Over-diversified mutual funds give good returns. Should you invest?

Nippon India Small Cap fund is nearing a double century. The figure does not represent its return, but the number of stocks in its portfolio. Yet, it is carrying its size with elan. Overly diversified funds are often viewed with suspicion, perceived as a drag on returns and lacking conviction. But is a bloated mutual fund portfolio necessarily a white elephant? Several equity funds nowadays appear comfortable running fat portfolios with long tails. There are nearly 20 schemes packed with 80 or more bets, compared to just four such schemes two years ago. Five of these are stuffed with over 100 stocks. Not surprisingly, most of these schemes belong to the small-cap category. Others have a sizeable presence in both mid caps and small caps. In the small-cap space, extensive diversification is a must due to liquidity constraints and a higher mortality rate among businesses. As the asset size rises, the funds resort to spreading their bets thin to maintain portfolio hygiene.

Kaustubh Belapurkar, Director, Fund Research, Morningstar Investment Adviser India, observes, “The opportunity in small caps has expanded. Besides, fund managers have to keep a finger on the pulse of the underlying liquidity profile.” For a Rs.10,000 crore small-cap fund, taking a 2% individual allocation means buying a Rs.200 crore block of shares of an Rs.8,000 crore market cap firm. This can get tricky, says Amol Joshi, Founder, PlanRupee Investment Services. Liquidating a position can be challenging too. Often, fund managers build positions gradually, testing the waters for the investing thesis to play out. This results in a long tail portfolio.

With 193 stocks, Nippon India Small Cap is the poster boy for extensive diversification. As assets expanded from Rs.16,612 crore in July 2021 to Rs.34,468 crore in July 2023, its portfolio bets nearly doubled. Its top 10 stocks account for a mere 15% of its corpus. Its biggest position forms less than 3% of its portfolio. Fund Manager Samir Rachh has no qualms about this approach and believes diversification is a virtue in small caps. One is better off diversifying heavily in small caps rather than showing conviction, he says. If ideas go wrong in this space,one can lose badly, Rachh insists.

Several funds are overly diversified
Spreading the bets thinly is often perceived as a drag on returns.


This approach also allows him the strength to stay in the game when conditions are tricky. The general perception is that spreading bets thinly dilutes the returns. It doesn’t allow winners enough heft to influence fund returns.
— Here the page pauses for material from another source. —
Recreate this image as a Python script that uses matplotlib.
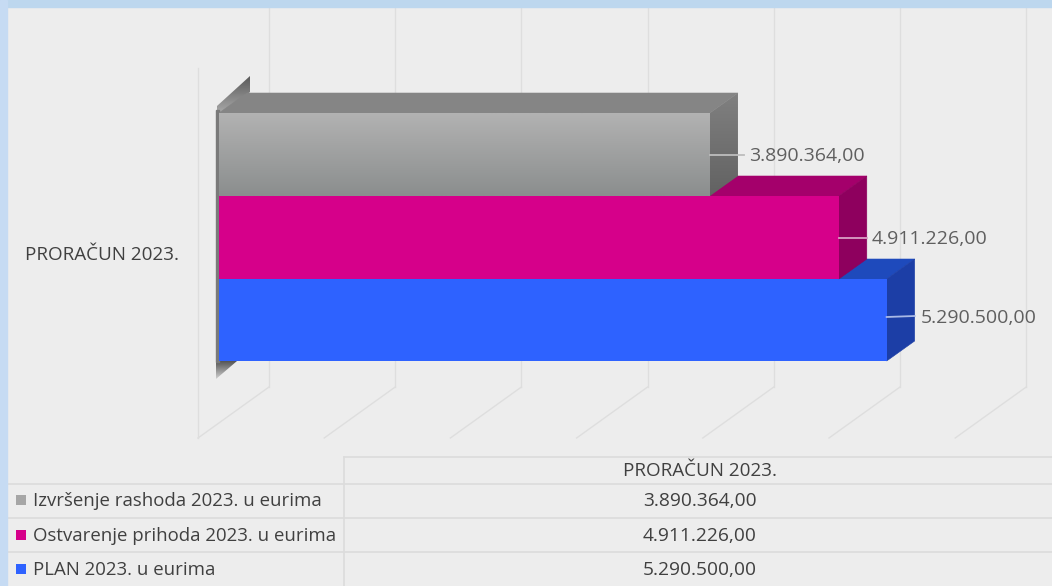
import numpy as np
import matplotlib
matplotlib.use("Agg")
import matplotlib.pyplot as plt
from matplotlib.patches import Polygon, Rectangle
from matplotlib.colors import LinearSegmentedColormap

# chart data
category = "PRORAČUN 2023."
series = ["Izvršenje rashoda 2023. u eurima", "Ostvarenje prihoda 2023. u eurima", "PLAN 2023. u eurima"]
values = [3890364.00, 4911226.00, 5290500.00]
grid_values = [0, 1000000, 2000000, 3000000, 4000000, 5000000, 6000000]

# styles, front / top / side colours per series
front_colors = ["#A0A0A0", "#D6008A", "#2E62FF"]
top_colors = ["#858585", "#A4006B", "#1E4ABC"]
side_colors = ["#707070", "#8E005E", "#1C3EA6"]
key_colors = ["#A6A6A6", "#D6008A", "#2E62FF"]

BG = "#EDEDED"
BAND = "#BDD7EE"
GRID = "#DEDEDE"
TXT = "#404040"
LABEL = "#5F5F5F"
FONT = "Open Sans"

W, H = 1052, 586
PX = 1e6 / 126.2  # euros per pixel
DX = 28 * PX  # bar depth
DY = 20


def fmt(v):
    s = f"{v:,.2f}"
    return s.replace(",", "#").replace(".", ",").replace("#", ".")


def poly(ax, pts, color, z=3):
    ax.add_patch(Polygon(pts, closed=True, facecolor=color, edgecolor=color, linewidth=0.4, zorder=z))


def gradient(ax, x0, x1, y0, y1, c0, c1, z=3, clip=None):
    cm = LinearSegmentedColormap.from_list("g", [c0, c1])
    im = ax.imshow(np.linspace(0, 1, 64).reshape(-1, 1), extent=(x0, x1, y1, y0),
                   cmap=cm, aspect="auto", zorder=z, interpolation="bilinear")
    if clip is not None:
        p = Polygon(clip, closed=True, transform=ax.transData)
        im.set_clip_path(p)
    return im


def main():
    fig = plt.figure(figsize=(W / 100, H / 100), dpi=100, facecolor=BG)
    ax = fig.add_axes([0, 0, 1, 1])
    ax.set_facecolor(BG)
    ax.axis("off")

    # window border
    ax.add_patch(Rectangle((-219 * PX, 0), W * PX, 7, color=BAND, zorder=6))
    ax.add_patch(Rectangle((-219 * PX, 0), 7 * PX, H, color="#C6DBF3", zorder=6))

    # back wall and floor lines
    for g in grid_values:
        x_back = g + 50 * PX
        x_front = g - 21 * PX
        ax.plot([x_back, x_back], [8, 387], color=GRID, lw=1, zorder=1)
        ax.plot([x_back, x_front], [387, 438], color=GRID, lw=1, zorder=1)
    ax.plot([-21 * PX, -21 * PX], [68, 438], color=GRID, lw=1, zorder=1)

    # axis shadow next to the bars
    sh = [(-2 * PX, 112), (-2 * PX, 106), (31 * PX, 76), (31 * PX, 92), (3 * PX, 113)]
    gradient(ax, -2 * PX, 31 * PX, 76, 113, "#5A5A5A", "#A8A8A8", z=2, clip=sh)
    sh2 = [(-3 * PX, 361), (18 * PX, 361), (-3 * PX, 379)]
    gradient(ax, -3 * PX, 18 * PX, 361, 379, "#555555", "#CFCFCF", z=2, clip=sh2)
    ax.add_patch(Rectangle((-3 * PX, 110), 3 * PX, 252, color="#7A7A7A", zorder=2))

    # bars are painted from bottom to top so upper fronts hide lower tops
    tops = [113, 196, 279]
    bots = [196, 279, 361]
    for i in [2, 1, 0]:
        v, t, b = values[i], tops[i], bots[i]
        poly(ax, [(0, t), (v, t), (v + DX, t - DY), (DX, t - DY)], top_colors[i], z=3 + (2 - i))
        side = [(v, t), (v + DX, t - DY), (v + DX, b - DY), (v, b)]
        if i == 0:
            gradient(ax, v, v + DX, t - DY, b, "#808080", "#626262", z=3 + (2 - i), clip=side)
        else:
            poly(ax, side, side_colors[i], z=3 + (2 - i))
        if i == 0:
            gradient(ax, 0, v, t, b, "#B2B2B2", "#8B8E8E", z=3.5 + (2 - i))
        else:
            ax.add_patch(Rectangle((0, t), v, b - t, color=front_colors[i], lw=0, zorder=3.5 + (2 - i)))

    # data labels with leader lines
    label_y = [155, 238, 317]
    label_x = [39 * PX, 33 * PX, 34 * PX]
    line_ends = [34 * PX, 28 * PX, 28 * PX]
    line_col = ["#BDBDBD", "#D9A0C4", "#A9B9E6"]
    for i, v in enumerate(values):
        ax.plot([v, v + line_ends[i]], [label_y[i], label_y[i] - (1 if i == 2 else 0)],
                color=line_col[i], lw=1.3, zorder=7)
        ax.text(v + label_x[i], label_y[i] + 1, fmt(v), color=LABEL, fontsize=14, family=FONT,
                va="center", ha="left", zorder=8)

    ax.text(-194 * PX, 255, category, color=TXT, fontsize=13.6, family=FONT, va="center", ha="left", zorder=8)

    # data table under the chart
    tline = "#DCDCDC"
    left, split, right = -211 * PX, 125 * PX, 833 * PX
    for y, x0 in [(457, split), (484, left), (518, left), (552, left)]:
        ax.plot([x0, right], [y, y], color=tline, lw=1.2, zorder=2)
    ax.plot([split, split], [457, H], color=tline, lw=1.2, zorder=2)

    mid = 481 * PX
    ax.text(mid, 471, category, color=TXT, fontsize=13.6, family=FONT, va="center", ha="center", zorder=8)
    row_y = [500, 535, 569]
    for i, name in enumerate(series):
        ax.add_patch(Rectangle((-203 * PX, row_y[i] - 5), 10 * PX, 10, color=key_colors[i], lw=0, zorder=8))
        ax.text(-186 * PX, row_y[i] + 1, name, color=TXT, fontsize=13.4, family=FONT, va="center", ha="left", zorder=8)
        ax.text(mid, row_y[i] + 1, fmt(values[i]), color=TXT, fontsize=13.8, family=FONT, va="center", ha="center", zorder=8)

    ax.set_xlim(-219 * PX, (W - 219) * PX)
    ax.set_ylim(H, 0)

    fig.savefig("out.png", dpi=100, facecolor=BG)


if __name__ == "__main__":
    main()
Far from getting bogged down, Nippon India Small Cap has put on a stellar performance despite its sharp weight gain. It is currently among the toppers in its category over the past one, three and five years. This is not a one-off outcome. Returns rolled since 2017 indicate that the fund has managed to outperform its category average 99.72% of the times over three-year time frames. Even as Rachh concedes a long tail can be dilutive, he maintains that the winners among top 20-25 bets compensate for it. Joshi asserts, “It says a lot about the research capabilities of the fund house that it has not let the need for diversifying dilute the fund returns.”
Even as the biggest small-cap fund has hungrily devoured stocks, the biggest mid-cap fund has avoided taking this path. HDFC Mid-Cap Opportunities, with assets of Rs.45,450 crore, up from Rs.30,524 crore two years ago, has shed individual positions from 68 to 63. Belapurkar observes, “It is simply a different style. Fund Manager Chirag Setalvad has traditionally run a compact portfolio, emphasising high conviction bets.” Interestingly, another fund from the HDFC MF stables, the Rs.10,679 crore HDFC Large & Mid Cap, has taken the opposite stance. It currently runs a portfolio of 162 stocks. Only two years ago, when it was a Rs.2,735 crore fund, it housed 66 stocks. This fund is managed by another veteran Fund Manager, Gopal Agrawal. Despite having lesser mid-cap exposure, HDFC Large & Mid Cap has opted for a deeper diversification than HDFC Mid-Cap Opportunities. The contrasting approach is reflective of HDFC MF’s recent stress on different fund management styles under one roof. While Agrawal’s style has a bias for momentum, Setalvad shows a preference for undervalued stocks. The two funds’ diversification stance varies accordingly. Both funds have put in a strong performance in their respective categories in recent years.
So, is it time to shed the aversion for fat funds and long tails? Globally, a strong historical precedent for adopting such a strategy is set by legendary investor Peter Lynch’s US-based Magellan Fund. It ran a 1,400-stock portfolio and clocked over 29% annualised return over its 13-year term. But not every crowded fund boasts a healthy record. Belapurkar asserts, “There is no right or wrong approach. Both styles can work. One has to understand the triggers and context of the fund’s strategy.” Joshi reckons investors need not fret over the extent of diversification. “The investors who take the mutual fund route cannot undertake stock selection or sector allocation on their own. The fund manager is best placed to decide how to construct the portfolio.”